* **Data**:

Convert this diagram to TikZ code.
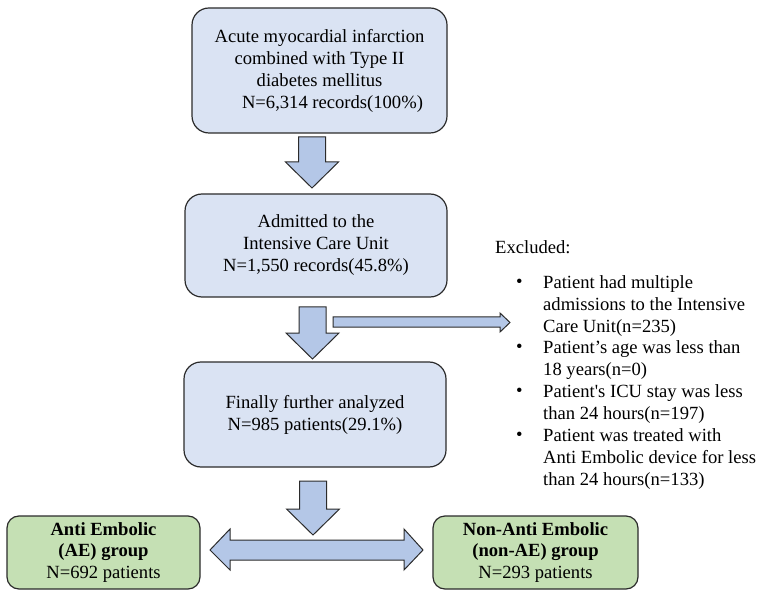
\documentclass[tikz,border=0pt]{standalone}
\usepackage{fontspec}
\setmainfont{Liberation Serif}
\definecolor{boxblue}{HTML}{DAE3F3}
\definecolor{arrowblue}{HTML}{B4C7E7}
\definecolor{boxgreen}{HTML}{C5E0B4}
\definecolor{edgecol}{HTML}{2B2B2B}
\newcommand\DownBlock[3]{% centre x, top y, tip y
  \draw[blockarrow] (#1-13.5,#2) -- (#1+13.5,#2) -- (#1+13.5,#3-26) -- (#1+26.5,#3-26)
    -- (#1,#3) -- (#1-26.5,#3-26) -- (#1-13.5,#3-26) -- cycle;}
\begin{document}
\begin{tikzpicture}[x=1pt,y=-1pt,
  flow/.style={draw=edgecol, line width=1.2pt, fill=boxblue, rounded corners=17pt,
    align=center, inner sep=0pt, font=\fontsize{18.6}{22}\selectfont},
  group/.style={draw=edgecol, line width=1.2pt, fill=boxgreen, rounded corners=12pt,
    align=center, inner sep=0pt, font=\fontsize{18.6}{21.5}\selectfont},
  blockarrow/.style={draw=edgecol, line width=1pt, fill=arrowblue, line join=miter},
  txt/.style={inner sep=0pt, anchor=north west, align=left, font=\fontsize{18.6}{22}\selectfont},
  bul/.style={inner sep=0pt, anchor=north west, font=\fontsize{18.6}{22}\selectfont}]
\useasboundingbox (0,0) rectangle (765,593);

\node[flow, minimum width=255pt, minimum height=125pt] (b1) at (319.5,70.5)
  {Acute myocardial infarction\\combined with Type II\\diabetes mellitus\\\hspace*{26pt}N=6,314 records(100\%)};
\node[flow, minimum width=262pt, minimum height=103pt] (b2) at (316,245.5)
  {Admitted to the\\Intensive Care Unit\\N=1,550 records(45.8\%)};
\node[flow, minimum width=262pt, minimum height=105pt] (b3) at (315,414.5)
  {Finally further analyzed\\N=985 patients(29.1\%)};
\node[group, minimum width=193pt, minimum height=73pt] (ae) at (103.5,552.5)
  {\textbf{Anti Embolic}\\\textbf{(AE) group}\\N=692 patients};
\node[group, minimum width=205pt, minimum height=73pt] (nae) at (535.5,552.5)
  {\textbf{Non-Anti Embolic}\\\textbf{(non-AE) group}\\N=293 patients};

% vertical block arrows
\DownBlock{312}{137}{188}
\DownBlock{312.5}{307}{359}
\DownBlock{313}{481}{535}

% exclusion arrow
\draw[blockarrow] (333,317) -- (500,317) -- (500,313) -- (510,322.5) -- (500,332) -- (500,327) -- (333,327) -- cycle;

% double arrow between groups
\draw[blockarrow] (210,550) -- (230,529) -- (230,540) -- (404,540) -- (404,529) -- (423,550)
  -- (404,570) -- (404,560) -- (230,560) -- (230,570) -- cycle;

% exclusion text
\node[inner sep=0pt, anchor=west, font=\fontsize{18.6}{22}\selectfont] (exc) at (495,247) {Excluded:};
\node[bul] (d1) at (516,279) {\textbullet};
\node[txt] (e1) at (543,275) {Patient had multiple\\admissions to the Intensive\\Care Unit(n=235)};
\node[bul] (d2) at (516,344) {\textbullet};
\node[txt] (e2) at (543,340) {Patient’s age was less than\\18 years(n=0)};
\node[bul] (d3) at (516,388) {\textbullet};
\node[txt] (e3) at (543,384) {Patient\textquotesingle s ICU stay was less\\than 24 hours(n=197)};
\node[bul] (d4) at (516,432) {\textbullet};
\node[txt] (e4) at (543,428) {Patient was treated with\\Anti Embolic device for less\\than 24 hours(n=133)};
\end{tikzpicture}
\end{document}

* **Stated problem**:
Skip the pictures and restate exactly the lines from the beginning of the listing to the line with "(0,0) rectangle (765,593);", that line included.

* **Response**:
Convert this diagram to TikZ code.
\documentclass[tikz,border=0pt]{standalone}
\usepackage{fontspec}
\setmainfont{Liberation Serif}
\definecolor{boxblue}{HTML}{DAE3F3}
\definecolor{arrowblue}{HTML}{B4C7E7}
\definecolor{boxgreen}{HTML}{C5E0B4}
\definecolor{edgecol}{HTML}{2B2B2B}
\newcommand\DownBlock[3]{% centre x, top y, tip y
  \draw[blockarrow] (#1-13.5,#2) -- (#1+13.5,#2) -- (#1+13.5,#3-26) -- (#1+26.5,#3-26)
    -- (#1,#3) -- (#1-26.5,#3-26) -- (#1-13.5,#3-26) -- cycle;}
\begin{document}
\begin{tikzpicture}[x=1pt,y=-1pt,
  flow/.style={draw=edgecol, line width=1.2pt, fill=boxblue, rounded corners=17pt,
    align=center, inner sep=0pt, font=\fontsize{18.6}{22}\selectfont},
  group/.style={draw=edgecol, line width=1.2pt, fill=boxgreen, rounded corners=12pt,
    align=center, inner sep=0pt, font=\fontsize{18.6}{21.5}\selectfont},
  blockarrow/.style={draw=edgecol, line width=1pt, fill=arrowblue, line join=miter},
  txt/.style={inner sep=0pt, anchor=north west, align=left, font=\fontsize{18.6}{22}\selectfont},
  bul/.style={inner sep=0pt, anchor=north west, font=\fontsize{18.6}{22}\selectfont}]
\useasboundingbox (0,0) rectangle (765,593);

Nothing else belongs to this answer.